• **EXERCISE INPUT**:
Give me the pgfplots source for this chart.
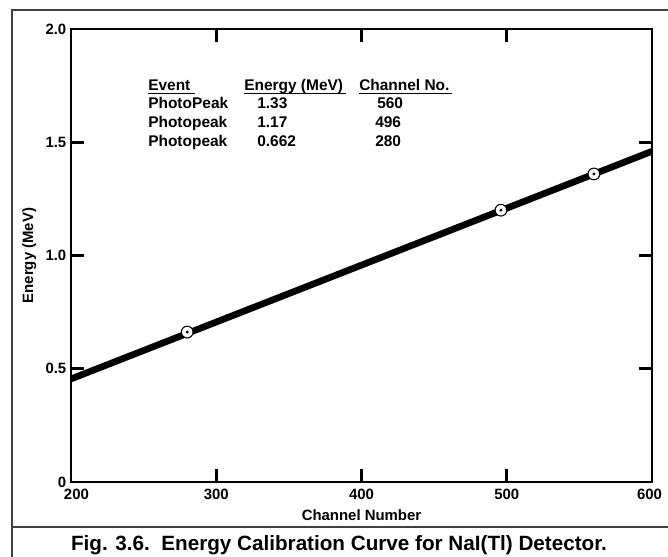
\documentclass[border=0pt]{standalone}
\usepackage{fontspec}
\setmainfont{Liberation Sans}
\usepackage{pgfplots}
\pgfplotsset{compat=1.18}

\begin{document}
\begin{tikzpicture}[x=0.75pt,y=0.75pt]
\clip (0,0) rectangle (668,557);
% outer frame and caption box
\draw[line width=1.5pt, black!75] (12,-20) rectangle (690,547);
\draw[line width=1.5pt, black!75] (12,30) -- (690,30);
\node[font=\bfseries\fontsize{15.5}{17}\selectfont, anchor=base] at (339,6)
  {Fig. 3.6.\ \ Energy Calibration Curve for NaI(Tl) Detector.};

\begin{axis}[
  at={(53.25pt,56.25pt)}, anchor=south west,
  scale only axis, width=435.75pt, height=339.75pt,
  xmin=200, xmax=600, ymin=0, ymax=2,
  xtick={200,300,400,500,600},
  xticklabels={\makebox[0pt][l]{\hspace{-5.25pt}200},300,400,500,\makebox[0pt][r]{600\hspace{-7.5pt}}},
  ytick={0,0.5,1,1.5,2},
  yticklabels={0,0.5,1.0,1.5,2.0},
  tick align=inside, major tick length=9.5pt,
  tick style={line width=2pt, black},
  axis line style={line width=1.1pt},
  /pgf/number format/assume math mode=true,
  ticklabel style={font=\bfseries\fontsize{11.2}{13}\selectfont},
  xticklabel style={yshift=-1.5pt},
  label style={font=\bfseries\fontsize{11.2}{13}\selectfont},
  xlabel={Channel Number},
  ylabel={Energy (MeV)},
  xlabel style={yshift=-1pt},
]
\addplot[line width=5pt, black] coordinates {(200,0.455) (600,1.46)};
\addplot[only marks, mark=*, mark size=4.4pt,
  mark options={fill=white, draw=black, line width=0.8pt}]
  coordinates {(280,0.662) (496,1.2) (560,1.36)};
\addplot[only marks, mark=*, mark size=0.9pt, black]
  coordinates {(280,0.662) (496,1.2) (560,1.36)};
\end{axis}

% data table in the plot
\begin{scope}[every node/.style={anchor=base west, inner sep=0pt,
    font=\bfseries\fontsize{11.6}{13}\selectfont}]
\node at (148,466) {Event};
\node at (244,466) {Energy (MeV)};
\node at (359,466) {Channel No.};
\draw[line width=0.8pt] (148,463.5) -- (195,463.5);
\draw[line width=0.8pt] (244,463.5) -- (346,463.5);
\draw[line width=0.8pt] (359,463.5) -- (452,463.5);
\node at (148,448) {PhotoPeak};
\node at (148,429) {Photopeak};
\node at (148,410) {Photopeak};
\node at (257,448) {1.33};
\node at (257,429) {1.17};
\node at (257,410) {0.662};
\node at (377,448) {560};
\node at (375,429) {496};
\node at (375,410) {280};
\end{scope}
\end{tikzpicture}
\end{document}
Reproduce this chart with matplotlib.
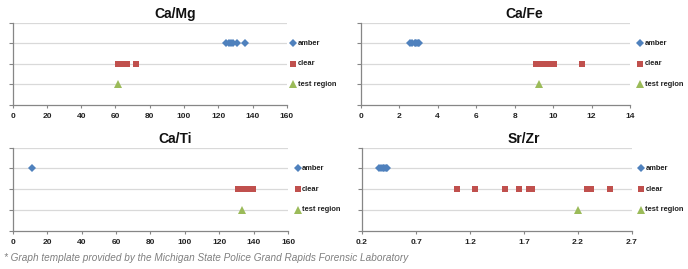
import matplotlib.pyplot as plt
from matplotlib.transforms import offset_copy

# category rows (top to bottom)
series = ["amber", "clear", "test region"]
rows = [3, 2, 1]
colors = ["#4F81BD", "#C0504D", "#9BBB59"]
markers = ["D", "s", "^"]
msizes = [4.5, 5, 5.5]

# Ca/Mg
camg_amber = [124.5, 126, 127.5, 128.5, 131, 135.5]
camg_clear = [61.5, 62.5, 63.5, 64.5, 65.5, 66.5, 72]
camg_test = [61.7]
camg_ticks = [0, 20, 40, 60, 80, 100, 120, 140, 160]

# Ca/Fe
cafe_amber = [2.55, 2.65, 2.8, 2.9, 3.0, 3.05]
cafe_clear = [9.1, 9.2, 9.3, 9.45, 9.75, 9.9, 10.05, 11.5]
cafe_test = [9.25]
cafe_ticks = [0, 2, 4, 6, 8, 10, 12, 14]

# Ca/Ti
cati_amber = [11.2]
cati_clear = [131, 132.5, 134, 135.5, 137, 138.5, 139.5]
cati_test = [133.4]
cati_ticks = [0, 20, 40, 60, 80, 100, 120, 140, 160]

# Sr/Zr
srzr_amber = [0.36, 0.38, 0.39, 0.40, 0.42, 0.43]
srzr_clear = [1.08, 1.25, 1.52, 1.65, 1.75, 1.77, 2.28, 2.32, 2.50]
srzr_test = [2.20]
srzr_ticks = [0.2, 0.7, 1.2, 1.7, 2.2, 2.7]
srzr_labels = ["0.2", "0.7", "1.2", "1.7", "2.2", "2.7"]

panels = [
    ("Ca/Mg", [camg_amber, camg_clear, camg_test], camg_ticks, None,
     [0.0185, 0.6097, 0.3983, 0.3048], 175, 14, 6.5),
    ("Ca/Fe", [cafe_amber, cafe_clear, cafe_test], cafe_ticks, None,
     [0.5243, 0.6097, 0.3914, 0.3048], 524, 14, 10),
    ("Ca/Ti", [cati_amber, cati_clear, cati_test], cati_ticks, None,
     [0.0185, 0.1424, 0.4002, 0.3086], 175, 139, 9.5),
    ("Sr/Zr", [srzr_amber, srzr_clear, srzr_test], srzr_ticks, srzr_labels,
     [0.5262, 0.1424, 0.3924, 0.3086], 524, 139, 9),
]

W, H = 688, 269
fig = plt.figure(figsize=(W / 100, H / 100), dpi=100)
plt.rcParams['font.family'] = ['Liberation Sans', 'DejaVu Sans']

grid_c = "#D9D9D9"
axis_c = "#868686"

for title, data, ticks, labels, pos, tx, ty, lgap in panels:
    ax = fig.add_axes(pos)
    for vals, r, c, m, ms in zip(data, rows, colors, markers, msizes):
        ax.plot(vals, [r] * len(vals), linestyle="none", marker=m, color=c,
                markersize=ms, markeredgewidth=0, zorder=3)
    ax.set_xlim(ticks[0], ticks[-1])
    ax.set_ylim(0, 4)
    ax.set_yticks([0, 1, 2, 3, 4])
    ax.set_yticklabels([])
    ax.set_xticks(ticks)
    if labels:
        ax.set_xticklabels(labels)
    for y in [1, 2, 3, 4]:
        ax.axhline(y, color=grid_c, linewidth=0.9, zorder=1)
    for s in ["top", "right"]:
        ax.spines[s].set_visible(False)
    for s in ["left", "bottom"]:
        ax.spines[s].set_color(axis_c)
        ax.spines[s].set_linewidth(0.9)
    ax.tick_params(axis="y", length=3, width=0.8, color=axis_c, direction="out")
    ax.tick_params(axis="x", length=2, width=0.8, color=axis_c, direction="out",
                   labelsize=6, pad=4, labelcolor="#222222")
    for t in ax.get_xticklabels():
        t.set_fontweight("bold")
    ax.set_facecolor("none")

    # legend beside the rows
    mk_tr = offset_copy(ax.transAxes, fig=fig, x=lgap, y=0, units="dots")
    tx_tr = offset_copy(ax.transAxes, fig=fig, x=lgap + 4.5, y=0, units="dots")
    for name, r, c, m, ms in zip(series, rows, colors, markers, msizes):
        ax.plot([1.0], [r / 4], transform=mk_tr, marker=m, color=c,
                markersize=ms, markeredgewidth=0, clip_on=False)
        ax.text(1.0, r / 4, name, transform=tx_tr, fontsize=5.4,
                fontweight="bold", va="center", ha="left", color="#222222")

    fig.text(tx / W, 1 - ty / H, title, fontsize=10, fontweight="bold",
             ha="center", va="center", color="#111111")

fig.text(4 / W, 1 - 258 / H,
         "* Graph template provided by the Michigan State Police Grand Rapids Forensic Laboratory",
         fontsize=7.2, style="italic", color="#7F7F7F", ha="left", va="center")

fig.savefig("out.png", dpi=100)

• **TASK DESCRIPTION**: Identify which lines contain the word "chart" and copy each one.

• **OUTPUT OF THE TASK**:
Give me the pgfplots source for this chart.
Reproduce this chart with matplotlib.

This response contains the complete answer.